DONEPIKO stands for Delta-v Optimization Near Equilibrium Points In Keplerian Orbits.
It is a Python toolbox under the GPL 3 license designed to minimize the fuel consumption of trajectories in the Restricted 2- or 3- Body Problem, when the dynamics has been linearized around equilibrium. In the R2BP, it can be any reference orbit, while in the R3BP, it is a Lagrange Point of a given binary system. The motion is always formulated in the frame rotating with the Keplerian orbit, with the equilibrium point as the origin. The non-linear motion is available only for visualization, not yet for control design.

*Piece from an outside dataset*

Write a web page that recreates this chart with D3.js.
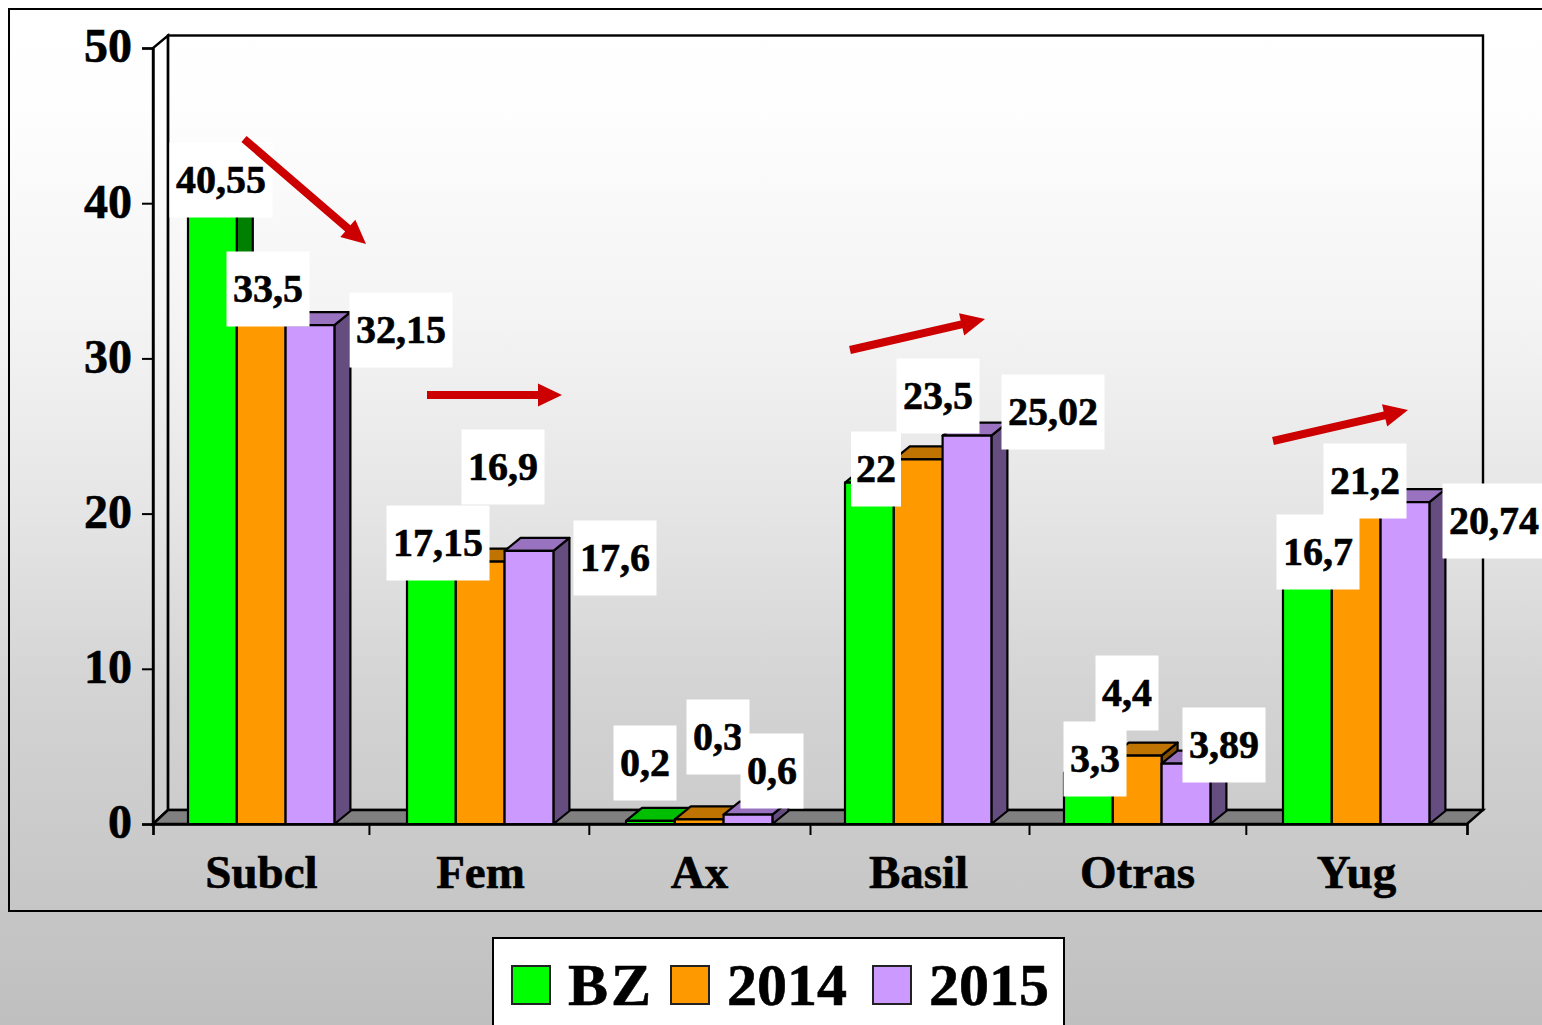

Mathematically speaking, it solves two-point value boundary problems while optimizing the control law, that is minimizing fuel expenditure. The assumption on propulsion is that the exhaust velocity is constant, implying that the cost function can be written as the integral of the norm of the control vector. Moreover, the optimal solution can always be expressed as impulsive i.e. instantaneous jumps in velocity. The thrusters themselves can either be body-mounted in the 3 directions of the reference orbital frame or gimballed. This translates into the type of norm (1 or 2) whose integral is minimized by the control vector.
DONEPIKO offers two approaches to tackle this optimal control problem. The direct method is a relaxation, achieved by discretizing the time horizon. Formulations as linear or semi-definite programs (depending on the norm) is performed via the introduction of slack variables. The indirect builds on Neustadt's approach to the problem, later revisited by Carter, that can be seen as the linear version of the primer vector theory introduced by Lawden. In short, it solves first a finite-dimension problem that is the primal to the original one to then derive the optimal thrust strategy. If technically possible, the solver will prefer the analytical solution. More details can be found about the methods in the documents listed in the bibliography.
PREREQUISITES: You can run DONEPIKO on Linux-like OS or even Windows if you are brave enough. It requires Python 3 with tk. You also need Numpy, Matplotlib, Scipy and CVXOPT that you can install with pip for instance.
TUTORIAL: DONEPIKO is a toolbox and as such a script should be written to make calls to it. 4 examples are provided with this version, designed to demonstrate its features and illustrate both theory and practise. Physical constants used by default can be added or modified in default_conf.xml. For expert use, changes to tuning parameters can also be made in this file. Note that any value can also be overloaded using the appropriate setters of the conf object.
BIBLIOGRAPHY:
- SERRA, Romain, ARZELIER, Denis, BRÉHARD, Florent, et al. Fuel-optimal impulsive fixed-time trajectories in the linearized circular restricted 3-body-problem. In : IAF Astrodynamics Symposium in 69TH international astronautical congress. 2018. https://hal.archives-ouvertes.fr/hal-01830253
- ARZELIER, Denis, BRÉHARD, Florent, DEAK, Norbert, et al. Linearized impulsive fixed-time fuel-optimal space rendezvous: A new numerical approach. IFAC-PapersOnLine, 2016, vol. 49, no 17, p. 373-378. https://hal.archives-ouvertes.fr/hal-01275427/
- SERRA, Romain, ARZELIER, Denis, and RONDEPIERRE, Aude. Analytical solutions for impulsive elliptic out-of-plane rendezvous problem via primer vector theory. IEEE Transactions on Control Systems Technology, 2018, vol. 26, no 1, p. 207-221
- LOUEMBET, Christophe, ARZELIER, Denis, and DEACONU, Georgia. Robust rendezvous planning under maneuver execution errors. Journal of Guidance, Control, and Dynamics, 2014, vol. 38, no 1, p. 76-93.
- CARTER, T. E. and BRIENT, J. Linearized impulsive rendezvous problem. Journal of Optimization Theory and Applications, 1995, vol. 86, no 3, p. 553-584.
- NEUSTADT, Lucien W. Optimization, a moment problem, and nonlinear programming. Journal of the Society for Industrial and Applied Mathematics, Series A: Control, 1964, vol. 2, no 1, p. 33-53.
- LAWDEN, Derek F. Optimal trajectories for space navigation. Butterworths, 1963.